The credit of the borrower and financials of the new business are not a factor in determining whether or not a business can access capital from their contract.  Roglieri points out that:

“The underlining factor in a lenders decision to monetize a contract is solely done on the issuer of the contract and their credit worthiness.  Ideally, the business provides a unique technology or service to an investment grade company and has a fixed contract over a period of time.”

So the bottom line is to know and understand what your options are.  After all, how can you make the best decision if you don’t know what your options are and which one or which combination is best for you?  Be sure to check out Part 1 too.  I realize that not every option is here but we welcome your comments.  So to all my fellow business owners keep living the dream!


Home Equity Loan Photo via Shutterstock

11 Comments ▼

Tom Gazaway


Tom Gazaway Tom Gazaway is President of Hawkeye Management, a firm that specializes in providing unsecured working capital for small business owners. Through their pre-qualification process and detailed analytics, they match small business owners with lenders who will issue business credit without collateral. Tom also blogs at Business Finance Lounge.

11 Reactions

  1. The “SBA can be a great option for startups looking for capital. One of the most important requirements is strong personal credit. With good credit, it’s likely that a startup could get approved for a loan up to $35,000 through the Community Express or Community Advantage loan programs. For larger loan sizes, the business owner will need a combination of strong credit, industry experience, collateral, and a thorough business plan.”

    Highly suspect comment. Recently, a friend who was a VP for Capital One, has excellant credit, had $250,000 liquid cash, VP with high financial industry experience, was a minority, was denied a loan. Reason, even tho O’bama has stated loans are being made available; regulators are not abiding by anything O’bama is doing. The banks walk into her business waiting for them to turn into a profit, which they are close to doing within their first five months of business. After they make their profit, the banks want to lend them the money they were requesting. Oh and they had collateral.

  2. Tom Gazaway

    Lesli,
    Sorry to hear about your friends experience. How much was the request? What was the loan for? Do you know which lender he/she applied with?

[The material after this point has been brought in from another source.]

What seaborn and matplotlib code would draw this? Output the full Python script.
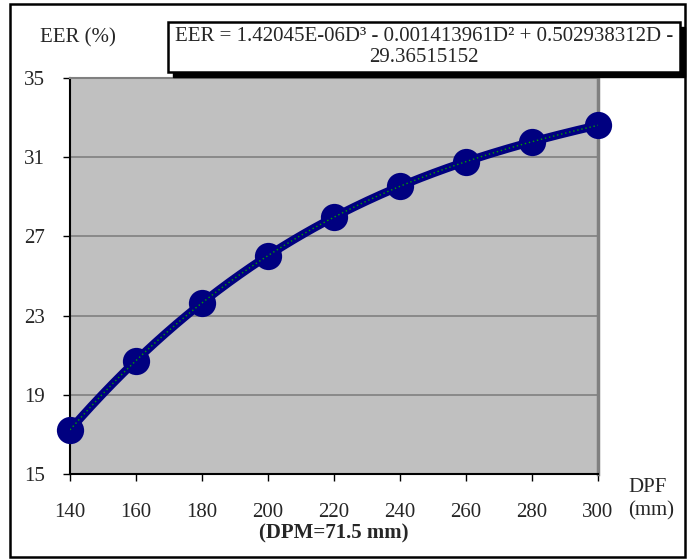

    This is actually another reason why companies like Lendio are such a good resource. Your story is not a surprise and it’s completely normal and common. Banks actually tend to approve less than 10% of the loan requests they receive from small business owners. One of the advantages with companies like Lendio is that they know which lenders are the best fit for each client. Quite frankly, if everyone could go to the bank – any bank – and get their funding then companies like Lendio wouldn’t be coming off their second year in a row on the Inc 500 list.

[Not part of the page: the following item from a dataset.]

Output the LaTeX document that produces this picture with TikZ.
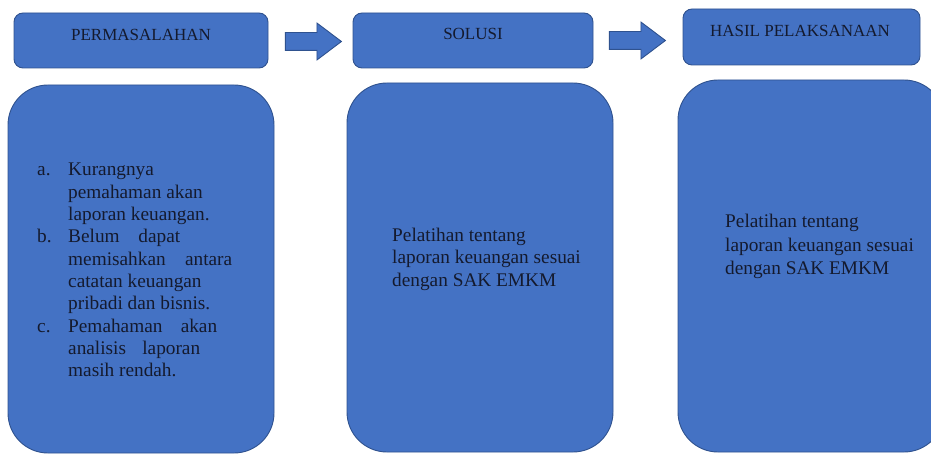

    I know it’s frustrating when situations like this occur but I see hundreds of these kinds of requests each month where small business owners come to us after striking out in their efforts with getting their funding on their own. I realize it’s still frustrating but this story is shockingly common. I suggest your friend not throw in the towel and that he/she work with someone experienced in small business lending and not go directly to a bank.

    My company doesn’t specialize in SBA loans but we’ve personally had several situations where we’ve taken clients back to the exact same bank that just denied them and got their loan requests approved…but, of course, it’s more common to take a borrower to a new bank/lender where they are a better match based on their location, industry, revenue, cash-flow, credit, etc.

    Thanks Lesli.

  3. Nice post. I recently started a real estate brokerage, and have been looking into ways to fund business expansion. Just submitted an application with lending club ,and got the following denial message:

    “Total revolving balance in relation to income greater than 100%.”

    Seems odd to me that would be a reason for denial. I figured regardless of my credit, my profile would still be shopped out to peers, so that they could make a decision after reading up on me. I have a very strong history in my industry and was recently named to the wall street journal top 250 list for my field.

  4. Tom Gazaway

    Hey Jared, thanks for your comments. I’m sorry to hear about your experience with your P2P app. Hopefully you can find another option or a better option for some of your financing. Check out part one of this blog too for some other options. All the best.

  5. Thanks for the info.I’ve recently started a couple of small business and i was looking for intelligent ways of financing them..This info was helpful.

  6. Tom Gazaway

    You’re welcome Andy. Thanks for your comments and all the best on your new ventures!

  7. Thanks for pointing out some financing options that I wasn’t very familiar with, though I get the impression that with the current state of the economy financing will be tough to get no matter what. Do you think the availability of bankruptcy makes it more risky for lenders and that is making them more reluctant?

  8. Tom Gazaway

    Hey Robert,
    I haven’t heard a lot of talk about availability of BK’s being a big driver that has caused lenders to pull back. It’s possible but I haven’t seen that be a factor. However, when a deal is borderline and a lender needs a reason to say “no” then they are most likely to paste the reason codes from the credit report into the denial letter sent to the applicant. I can’t say I’ve seen any denials for this reason but there may be some situations where that may play into the concerns held by the underwriter.

    Thanks again Robert!

  9. Great post and tips, Tom! Depending on the type of business, entrepreneurs may be looking at lending options through their local banks. But going from bank to bank and filling out form after form is not necessarily the best use anyone’s time. While other options are available, as you discussed, knowing which ones match your specific business needs is not always clear. Using resources to better manage this process can mean the difference between growing your business and becoming discouraged by the hurdles you might encounter.

    Jana Hocker, group product manager at Intuit
    Twitter: @sbloanfinder

  10. Great read. Thanks for pointing out all the different ways to finance. I am thinking of telling a friend to use option 1, the SBA loan.